MR has some great functionality in it, but you don’t want to use it for ad hoc querying. What you can do is use MR to retrieve multiple objects in one query (just like issuing multiple simultaneous reads), or you can use MR to transform a large amount of data. One of the best uses of MR is to perform a global update on your data – all data in a bucket will be read, manipulated, and then written back to disk.

Let’s say that the business wants to add two more reports to the application. The reports are complex enough that running them on the fly is expensive. You’ve figured out a way that you could do this by pre-aggregating data on write – it’s a lot more work up front but you can do it asynchronously and it means that getting results back to the user is as simple as a single lookup. There’s no work to do computing and aggregating results when they’re read – the work was done when the data hit disk.
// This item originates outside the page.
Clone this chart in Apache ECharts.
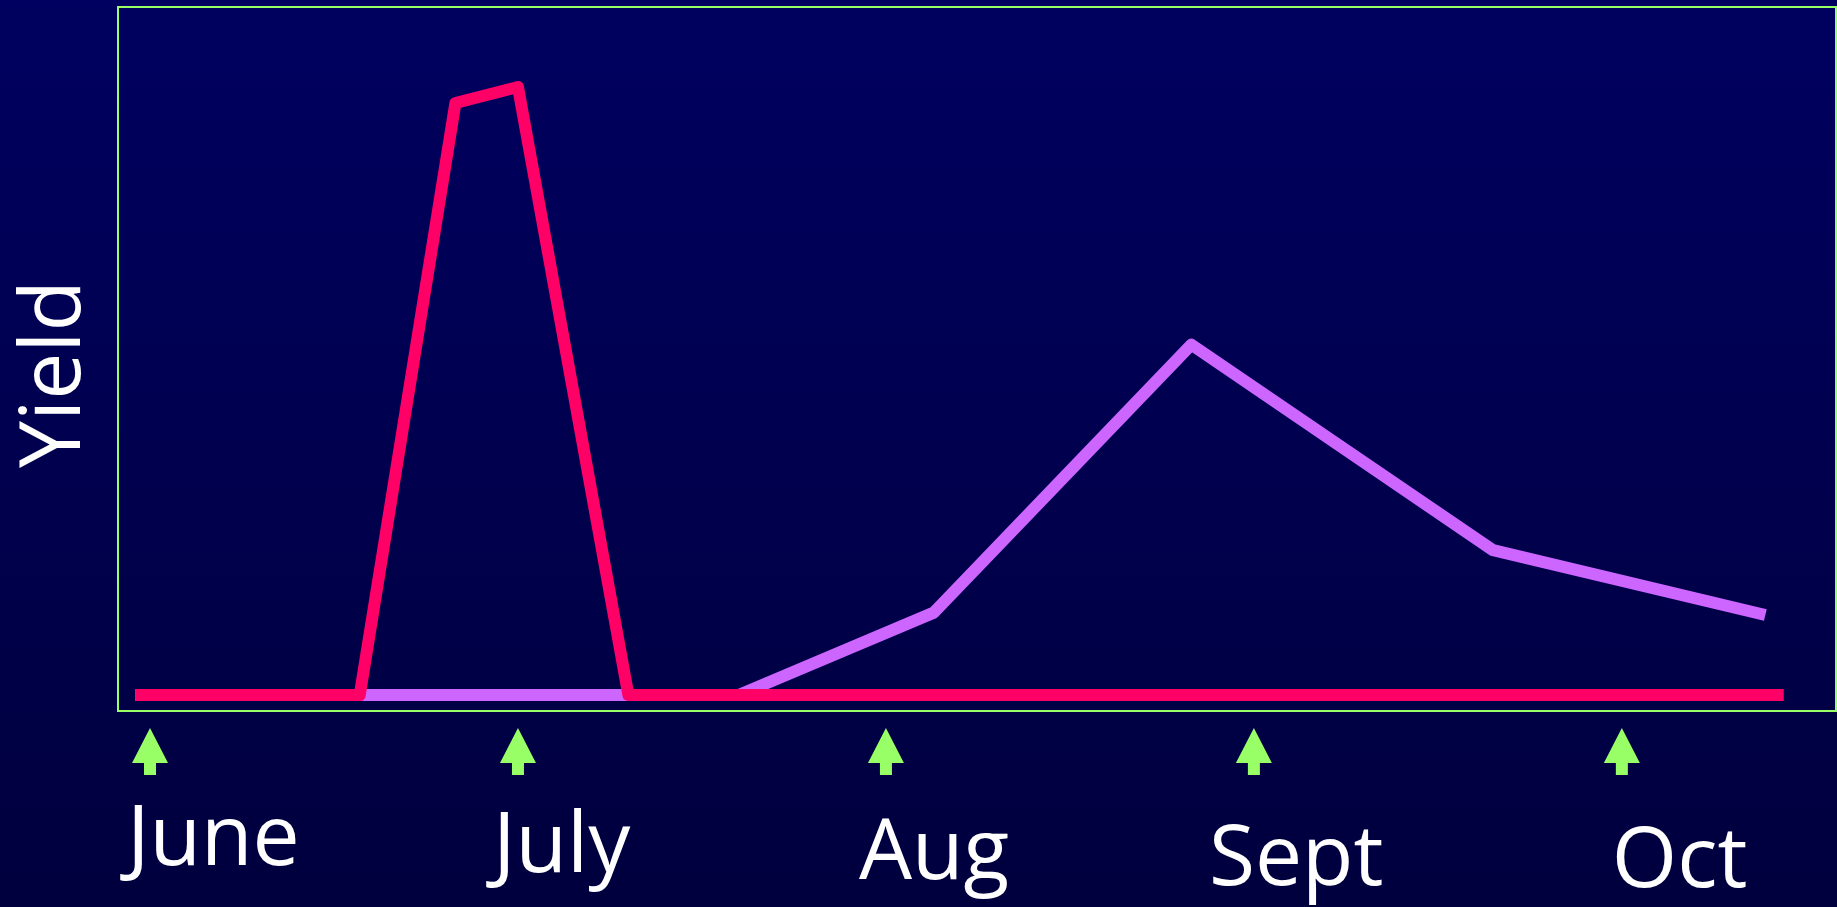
<!DOCTYPE html>
<html>
<head>
<meta charset="utf-8">
<script src="https://cdn.jsdelivr.net/npm/echarts@6/dist/echarts.min.js"></script>
<style>
  html, body { margin: 0; padding: 0; }
  #chart { width: 1837px; height: 907px; }
</style>
</head>
<body>
<div id="chart"></div>
<script>
// month ticks (x in months, June = 0)
const months = ["June", "July", "Aug", "Sept", "Oct"];
const monthTicks = [0, 1, 2, 3, 4];

// early crop (red) - sharp peak around July
const earlyX = [-0.04, 0.57, 0.83, 1.0, 1.3, 4.44];
const earlyYield = [0, 0, 74, 76, 0, 0];

// late crop (purple) - broad peak in late Aug
const lateX = [-0.04, 1.6, 2.13, 2.83, 3.65, 4.39];
const lateYield = [0, 0, 10.3, 43.8, 18.1, 10];

// label nudges [dx, dy] relative to the arrow, layout only
const labelNudge = [[-23, 90], [-25, 97], [-27, 104], [-45, 110], [-10, 112]];

const xMin = -0.087, xMax = 4.582;
const font = "'Open Sans', 'Noto Sans', sans-serif";

let chartDom = document.getElementById("chart");
let myChart = echarts.init(chartDom);

let option = {
  animation: false,
  backgroundColor: new echarts.graphic.LinearGradient(0, 0, 0, 1, [
    { offset: 0, color: "#000060" },
    { offset: 1, color: "#00003e" },
  ]),
  grid: [
    {
      left: 118,
      right: 1,
      top: 7,
      bottom: 196,
      show: true,
      borderColor: "#99ff66",
      borderWidth: 2,
      backgroundColor: "transparent",
    },
    { left: 118, right: 1, top: 720, height: 63, show: false },
  ],
  xAxis: [
    { type: "value", gridIndex: 0, min: xMin, max: xMax, show: false },
    { type: "value", gridIndex: 1, min: xMin, max: xMax, show: false },
  ],
  yAxis: [
    {
      type: "value",
      gridIndex: 0,
      min: -2,
      max: 86,
      axisLine: { show: false },
      axisTick: { show: false },
      axisLabel: { show: false },
      splitLine: { show: false },
      name: "Yield",
      nameLocation: "middle",
      nameGap: 20,
      nameTextStyle: {
        color: "#ffffff",
        fontSize: 84,
        fontFamily: font,
        padding: [0, 30, 0, 0],
      },
    },
    { type: "value", gridIndex: 1, min: -1, max: 1, show: false },
  ],
  series: [
    {
      name: "late",
      type: "line",
      xAxisIndex: 0,
      yAxisIndex: 0,
      symbol: "none",
      lineStyle: { color: "#cc66ff", width: 12, join: "round", cap: "butt" },
      data: lateX.map((x, i) => [x, lateYield[i]]),
    },
    {
      name: "early",
      type: "line",
      xAxisIndex: 0,
      yAxisIndex: 0,
      symbol: "none",
      lineStyle: { color: "#ff0066", width: 12, join: "round", cap: "butt" },
      data: earlyX.map((x, i) => [x, earlyYield[i]]),
    },
    {
      name: "months",
      type: "scatter",
      xAxisIndex: 1,
      yAxisIndex: 1,
      clip: false,
      silent: true,
      symbol: "path://M18,0 L36,35 L24,35 L24,47 L12,47 L12,35 L0,35 Z",
      symbolSize: [36, 47],
      itemStyle: { color: "#99ff66", opacity: 1 },
      label: {
        show: true,
        position: "inside",
        align: "left",
        verticalAlign: "middle",
        color: "#ffffff",
        opacity: 1,
        textBorderWidth: 0,
        fontSize: 84,
        fontFamily: font,
        formatter: (p) => p.name,
      },
      data: months.map((m, i) => ({
        name: m,
        value: [monthTicks[i], 0],
        label: { offset: labelNudge[i] },
      })),
    },
  ],
};
option && myChart.setOption(option);
</script>
</body>
</html>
There are other uses for MR, but it’s important for new users to realize that Riak’s MapReduce isn’t going to supply the ad hoc querying capabilities that they’re looking for. MR can be combined with other techniques and technology to supply rich query functionality, but plain MR won’t do it.
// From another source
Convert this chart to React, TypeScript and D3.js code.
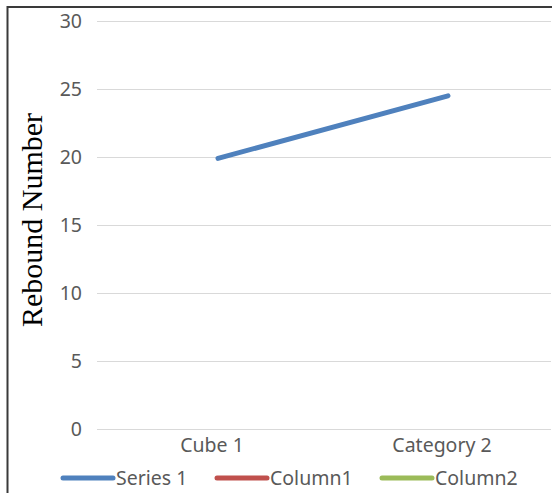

N.B. As Gerry points out in the comments, it’s possible to perform a Riak Search or secondary index query to narrow down the initial input to a MapReduce job.

Wrapping Up

Key/value databases like Riak provide a simple way to work with large amounts of data. Riak is an excellent starting point for teams looking to augment SQL Server – it provides an easy to use API and can be used to make many workloads easier and faster. Advanced use of Riak may require additional effort from developers and the business alike – it’s necessary to know the queries that will be run and adjust the shape of the data to fit the queries (potentially by storing multiple copies of data), but for many teams this additional work yields great payoffs by providing predictable performance, latency, and scalability.